Inevitably they don’t do it.
Organization Day for the Indiana General Assembly demonstrated that much.
Organization Day is mostly a ceremonial occasion, a chance for old and new members to acquaint or reacquaint themselves with the Statehouse and an opportunity for the leaders of the Indiana House of Representatives and the Indiana Senate to bloviate banalities before a captive audience.
The 2024 Organization Day, though, became something more—a chance to duck questions.
Not long before the day began, The Indianapolis Star broke a story in which three women accused Senate Minority Leader Greg Taylor, D-Indianapolis, of sexual harassment.
The particulars of the story were depressing because we’ve seen them so many times before with so many other political figures. The three women said Taylor, who is 54 and married, pursued them even after they had rebuffed him. One even said he pinned her against a wall and refused to let her go until someone else witnessed his actions.
That witness, by the way, confirmed the woman’s account.
Taylor responded to the allegations by offering non-denial denials and half-hearted, evasive, bank-shot apologies.

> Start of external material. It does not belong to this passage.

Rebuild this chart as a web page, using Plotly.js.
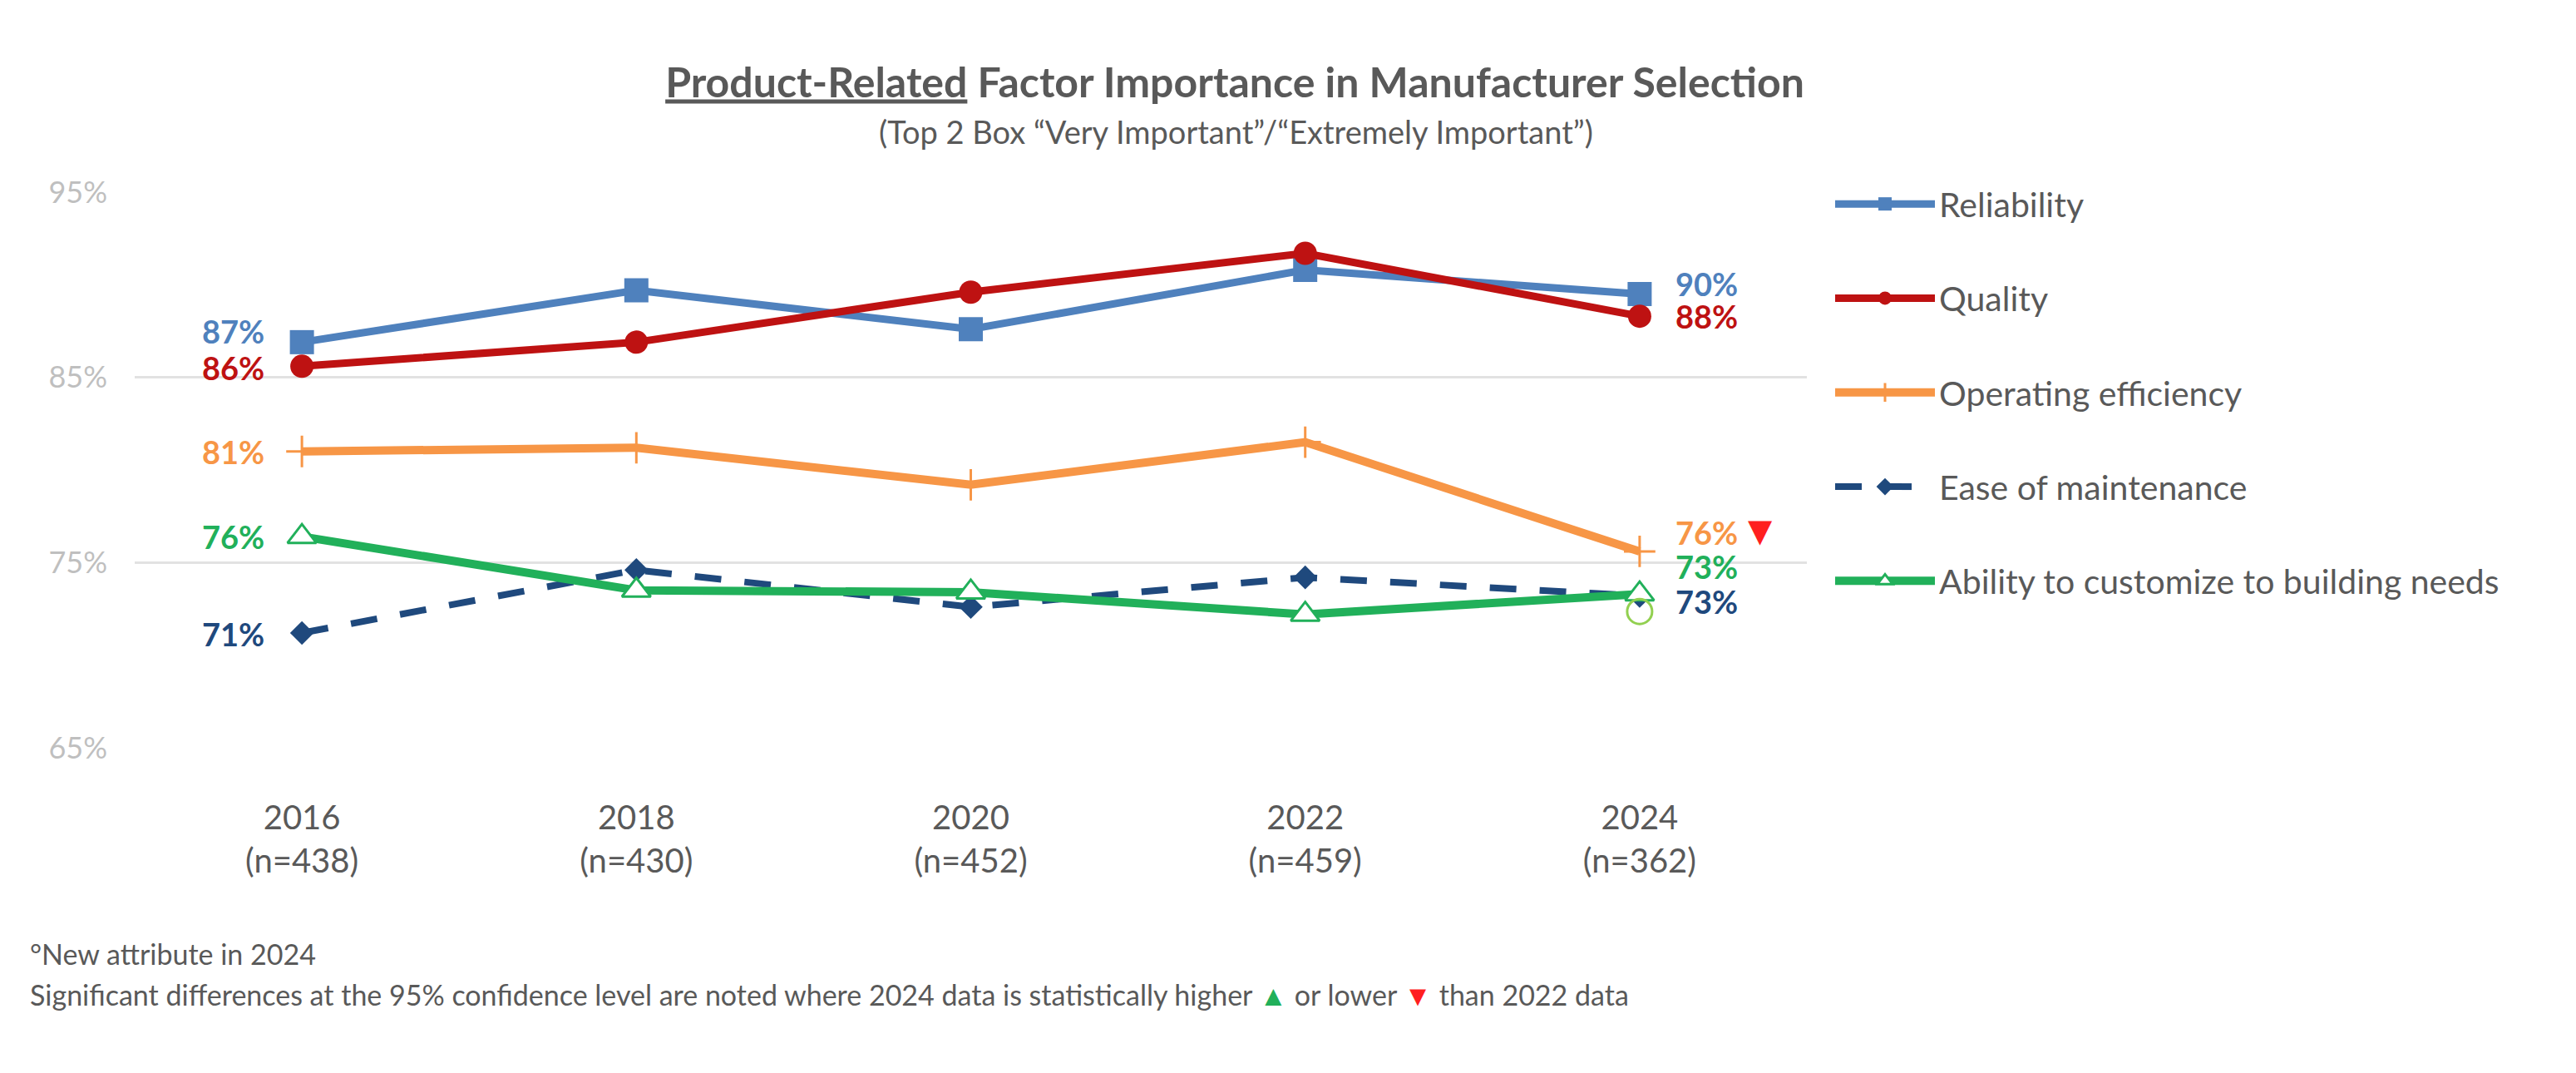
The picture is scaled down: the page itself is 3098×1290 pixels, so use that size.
<!DOCTYPE html>
<html>
<head>
<meta charset="utf-8">
<script src="https://cdn.plot.ly/plotly-3.0.1.min.js"></script>
<style>html,body{margin:0;padding:0;background:#fff;}#chart{width:3098px;height:1290px;}</style>
</head>
<body>
<div id="chart"></div>
<script>
// ---- data ----
const years = ['2016', '2018', '2020', '2022', '2024'];
const sampleSizes = [438, 430, 452, 459, 362];
const seriesNames = ['Reliability', 'Quality', 'Operating efficiency', 'Ease of maintenance', 'Ability to customize to building needs'];
const reliability = [86.9, 89.7, 87.6, 90.8, 89.5];
const quality = [85.6, 86.9, 89.6, 91.7, 88.3];
const operatingEfficiency = [81.0, 81.2, 79.2, 81.5, 75.6];
const easeOfMaintenance = [71.2, 74.6, 72.6, 74.2, 73.2];
const abilityToCustomize = [76.4, 73.5, 73.4, 72.2, 73.3];
const yTicks = [65, 75, 85, 95];

// ---- styles ----
const FONT = 'Lato, "Open Sans", sans-serif';
const TXT = '#595959';
const colors = ['#4F81BD', '#BE1212', '#F79646', '#1F497D', '#21B05A'];
const allSeries = [reliability, quality, operatingEfficiency, easeOfMaintenance, abilityToCustomize];
const firstIdx = 0, lastIdx = years.length - 1;

const traces = [
  {line: {color: colors[0], width: 9}, marker: {symbol: 'square', size: 29, color: colors[0]}},
  {line: {color: colors[1], width: 9}, marker: {symbol: 'circle', size: 28, color: colors[1]}},
  {line: {color: colors[2], width: 10}, marker: {symbol: 'cross-thin', size: 27, color: colors[2], line: {color: colors[2], width: 3}}},
  {line: {color: colors[3], width: 8, dash: '32px,28px'}, marker: {symbol: 'diamond', size: 22, color: colors[3]}},
  {line: {color: colors[4], width: 10}, marker: {symbol: 'triangle-up', size: 30, color: '#FFFFFF', line: {color: colors[4], width: 3}}}
].map((t, i) => Object.assign({
  type: 'scatter', mode: 'lines+markers', x: years, y: allSeries[i], name: seriesNames[i],
  legendgroup: 'g' + i, hoverinfo: 'skip'
}, t));

// label offsets (pixels)
const leftShift = [13, -2, 0, -1, 0];
const rightShift = [12, 0, 23, -7, 33];
const annotations = [];
allSeries.forEach((s, i) => {
  annotations.push({x: firstIdx, y: s[firstIdx], xref: 'x', yref: 'y', text: '<b>' + Math.round(s[firstIdx]) + '%</b>',
    showarrow: false, xanchor: 'right', yanchor: 'middle', xshift: -43, yshift: leftShift[i],
    font: {family: FONT, size: 38, color: colors[i]}});
  annotations.push({x: lastIdx, y: s[lastIdx], xref: 'x', yref: 'y', text: '<b>' + Math.round(s[lastIdx]) + '%</b>',
    showarrow: false, xanchor: 'left', yanchor: 'middle', xshift: 41, yshift: rightShift[i],
    font: {family: FONT, size: 38, color: colors[i]}});
});
// significance marker (lower than 2022) for operating efficiency
annotations.push({x: lastIdx, y: operatingEfficiency[lastIdx], xref: 'x', yref: 'y', text: '▼', showarrow: false,
  xanchor: 'center', yanchor: 'middle', xshift: 145, yshift: 25, font: {family: 'DejaVu Sans', size: 38, color: '#FF1F1F'}});
// subtitle
annotations.push({x: (1486 - 162) / 2011, y: (899 - 158) / 668, xref: 'paper', yref: 'paper', showarrow: false,
  text: '(Top 2 Box “Very Important”/“Extremely Important”)', xanchor: 'center', yanchor: 'middle',
  font: {family: FONT, size: 38, color: TXT}});
// footnotes
annotations.push({x: (34 - 162) / 2011, y: (899 - 1146) / 668, xref: 'paper', yref: 'paper', showarrow: false,
  text: '°New attribute in 2024', xanchor: 'left', yanchor: 'middle', font: {family: FONT, size: 34, color: TXT}});
annotations.push({x: (34 - 162) / 2011, y: (899 - 1195) / 668, xref: 'paper', yref: 'paper', showarrow: false,
  text: 'Significant differences at the 95% confidence level are noted where 2024 data is statistically higher <span style="color:#21B05A">▲</span> or lower <span style="color:#FF1F1F">▼</span> than 2022 data',
  xanchor: 'left', yanchor: 'middle', font: {family: FONT, size: 34, color: TXT}});

const layout = {
  width: 3098, height: 1290,
  margin: {l: 162, r: 925, t: 231, b: 391},
  paper_bgcolor: '#FFFFFF', plot_bgcolor: '#FFFFFF',
  title: {text: '<b><u>Product-Related</u> Factor Importance in Manufacturer Selection</b>',
    x: 1485 / 3098, xanchor: 'center', xref: 'container', y: 1 - 99 / 1290, yanchor: 'middle', yref: 'container',
    font: {family: FONT, size: 50, color: TXT}},
  xaxis: {type: 'category', range: [-0.5, 4.5], showgrid: false, zeroline: false, showline: false, ticks: '',
    tickvals: years, ticktext: years.map((y, i) => y + '<br>(n=' + sampleSizes[i] + ')'),
    tickfont: {family: FONT, size: 40, color: TXT}, ticklabelstandoff: 57, fixedrange: true},
  yaxis: {range: [65, 95], tickvals: yTicks, ticktext: yTicks.map(v => v + '%'), showgrid: true,
    gridcolor: '#E2E2E2', gridwidth: 3, zeroline: false, showline: false, ticks: '',
    tickfont: {family: FONT, size: 36, color: '#BFBFBF'}, ticklabelstandoff: 32, fixedrange: true},
  showlegend: true,
  legend: {xref: 'container', yref: 'container', x: 2202 / 3098, xanchor: 'left', y: 1 - 212 / 1290, yanchor: 'top',
    traceorder: 'grouped', tracegroupgap: 57, itemwidth: 120,
    font: {family: FONT, size: 41, color: TXT}, bgcolor: 'rgba(0,0,0,0)'},
  shapes: [{type: 'circle', xref: 'x', yref: 'y', xsizemode: 'pixel', ysizemode: 'pixel',
    xanchor: lastIdx, yanchor: abilityToCustomize[lastIdx], x0: -15, x1: 15, y0: -36, y1: -6,
    line: {color: '#92D050', width: 3}, fillcolor: 'rgba(0,0,0,0)'}],
  annotations: annotations
};

Plotly.newPlot('chart', traces, layout, {staticPlot: true, displayModeBar: false});
</script>
</body>
</html>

(An aside: Any apology that includes the words “if” or “but” isn’t really an apology. It’s either an attempt to slither out from under any responsibility for bad behavior or a maneuver to reposition for another line of attack.)
At a press gaggle on Organization Day, Taylor—predictably—said he wasn’t going to take questions about his alleged misconduct.
He was speaking at all because he’d been reelected as minority leader by his fellow Senate Democrats.
Now, admittedly, being the leader of a caucus that is as outnumbered and outgunned as the Indiana Senate Democrats is not a coveted gig. It’s a bit like being captain of the Washington Generals, the basketball team whose job it is to go out and be humiliated by the Harlem Globetrotters night after night after night.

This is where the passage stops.